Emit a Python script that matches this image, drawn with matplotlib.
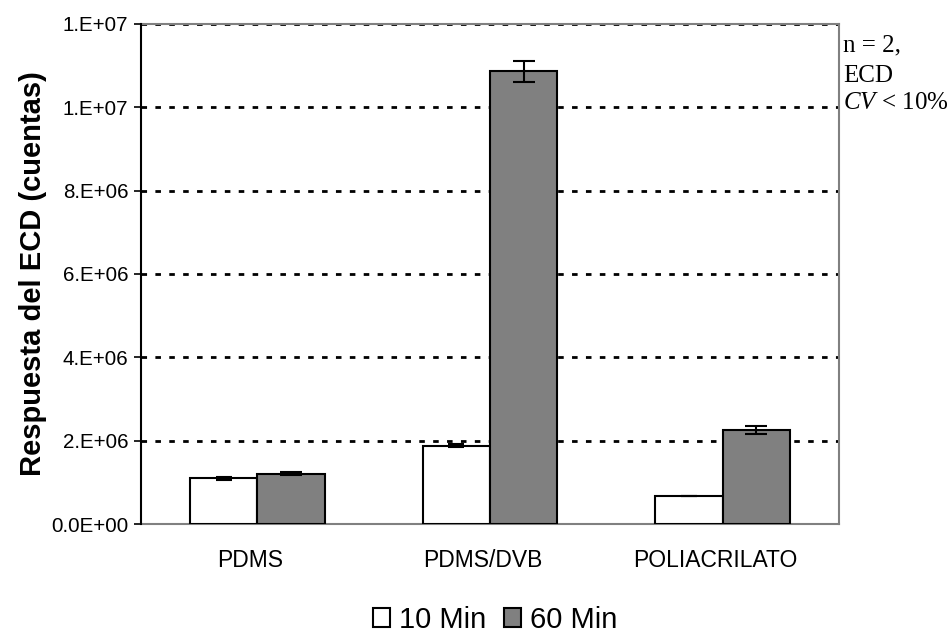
import matplotlib.pyplot as plt
import numpy as np

categorias = ['PDMS', 'PDMS/DVB', 'POLIACRILATO']
min10 = [1.10e6, 1.88e6, 0.68e6]
min60 = [1.21e6, 10.86e6, 2.26e6]
err10 = [0.04e6, 0.03e6, 0.0]
err60 = [0.04e6, 0.25e6, 0.10e6]
yticks = [0, 2e6, 4e6, 6e6, 8e6, 10e6, 12e6]
ytick_labels = ['0.0E+00', '2.E+06', '4.E+06', '6.E+06', '8.E+06', '1.E+07', '1.E+07']

plt.rcParams['font.family'] = ['Liberation Sans', 'DejaVu Sans']
plt.rcParams['mathtext.fontset'] = 'custom'
plt.rcParams['mathtext.rm'] = 'Liberation Serif'
plt.rcParams['mathtext.it'] = 'Liberation Serif:italic'

fig = plt.figure(figsize=(9.53, 6.4), dpi=100)
ax = fig.add_axes([141/953, 1 - 524/640, 698/953, 500/640])

x = np.arange(len(categorias))
w = 0.29
ax.bar(x - w/2, min10, w, color='white', edgecolor='black', linewidth=1.5,
       yerr=err10, capsize=6, error_kw=dict(elinewidth=1.5, capthick=1.5), label='10 Min', zorder=3)
ax.bar(x + w/2, min60, w, color='#808080', edgecolor='black', linewidth=1.5,
       yerr=err60, capsize=8, error_kw=dict(elinewidth=1.5, capthick=1.5), label='60 Min', zorder=3)

ax.set_xlim(-0.5, 2.5)
ax.set_ylim(0, 12e6)
ax.set_yticks(yticks)
ax.set_yticklabels(ytick_labels, fontsize=14.8)
ax.set_xticks(x - 0.03)
ax.set_xticklabels(categorias, fontsize=16.5)
ax.tick_params(axis='x', length=0, pad=18)
ax.tick_params(axis='y', length=5, width=1.2, direction='out', pad=4)

for yv in yticks:
    ax.axhline(yv, color='black', linestyle=(0, (2, 3)), linewidth=2, zorder=1)

for s in ['top', 'right', 'bottom']:
    ax.spines[s].set_color('#808080')
    ax.spines[s].set_linewidth(1.5)
    ax.spines[s].set_zorder(2)
ax.spines['left'].set_color('black')
ax.spines['left'].set_linewidth(1.5)
ax.spines['left'].set_zorder(4)

ax.set_ylabel('Respuesta del ECD (cuentas)', fontsize=21, fontweight='bold', labelpad=3)

nota = ['n = 2,', 'ECD', r'$\mathit{CV}$ < 10%']
nota_y = [45, 76, 103]
for t, yy in zip(nota, nota_y):
    fig.text(843/953, 1 - yy/640, t, fontsize=18, family='Liberation Serif',
             va='center', ha='left')

leg = fig.legend(loc='center', bbox_to_anchor=(495/953, 1 - 620/640), ncol=2, frameon=False,
                 fontsize=21, handlelength=0.6, handleheight=0.6, handletextpad=0.3,
                 columnspacing=0.6)

fig.savefig('out.png', dpi=100)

- - - -

→ Set problem: Restate the data above word for word. Skip every picture.

→ Correct response:
Emit a Python script that matches this image, drawn with matplotlib.
import matplotlib.pyplot as plt
import numpy as np

categorias = ['PDMS', 'PDMS/DVB', 'POLIACRILATO']
min10 = [1.10e6, 1.88e6, 0.68e6]
min60 = [1.21e6, 10.86e6, 2.26e6]
err10 = [0.04e6, 0.03e6, 0.0]
err60 = [0.04e6, 0.25e6, 0.10e6]
yticks = [0, 2e6, 4e6, 6e6, 8e6, 10e6, 12e6]
ytick_labels = ['0.0E+00', '2.E+06', '4.E+06', '6.E+06', '8.E+06', '1.E+07', '1.E+07']

plt.rcParams['font.family'] = ['Liberation Sans', 'DejaVu Sans']
plt.rcParams['mathtext.fontset'] = 'custom'
plt.rcParams['mathtext.rm'] = 'Liberation Serif'
plt.rcParams['mathtext.it'] = 'Liberation Serif:italic'

fig = plt.figure(figsize=(9.53, 6.4), dpi=100)
ax = fig.add_axes([141/953, 1 - 524/640, 698/953, 500/640])

x = np.arange(len(categorias))
w = 0.29
ax.bar(x - w/2, min10, w, color='white', edgecolor='black', linewidth=1.5,
       yerr=err10, capsize=6, error_kw=dict(elinewidth=1.5, capthick=1.5), label='10 Min', zorder=3)
ax.bar(x + w/2, min60, w, color='#808080', edgecolor='black', linewidth=1.5,
       yerr=err60, capsize=8, error_kw=dict(elinewidth=1.5, capthick=1.5), label='60 Min', zorder=3)

ax.set_xlim(-0.5, 2.5)
ax.set_ylim(0, 12e6)
ax.set_yticks(yticks)
ax.set_yticklabels(ytick_labels, fontsize=14.8)
ax.set_xticks(x - 0.03)
ax.set_xticklabels(categorias, fontsize=16.5)
ax.tick_params(axis='x', length=0, pad=18)
ax.tick_params(axis='y', length=5, width=1.2, direction='out', pad=4)

for yv in yticks:
    ax.axhline(yv, color='black', linestyle=(0, (2, 3)), linewidth=2, zorder=1)

for s in ['top', 'right', 'bottom']:
    ax.spines[s].set_color('#808080')
    ax.spines[s].set_linewidth(1.5)
    ax.spines[s].set_zorder(2)
ax.spines['left'].set_color('black')
ax.spines['left'].set_linewidth(1.5)
ax.spines['left'].set_zorder(4)

ax.set_ylabel('Respuesta del ECD (cuentas)', fontsize=21, fontweight='bold', labelpad=3)

nota = ['n = 2,', 'ECD', r'$\mathit{CV}$ < 10%']
nota_y = [45, 76, 103]
for t, yy in zip(nota, nota_y):
    fig.text(843/953, 1 - yy/640, t, fontsize=18, family='Liberation Serif',
             va='center', ha='left')

leg = fig.legend(loc='center', bbox_to_anchor=(495/953, 1 - 620/640), ncol=2, frameon=False,
                 fontsize=21, handlelength=0.6, handleheight=0.6, handletextpad=0.3,
                 columnspacing=0.6)

fig.savefig('out.png', dpi=100)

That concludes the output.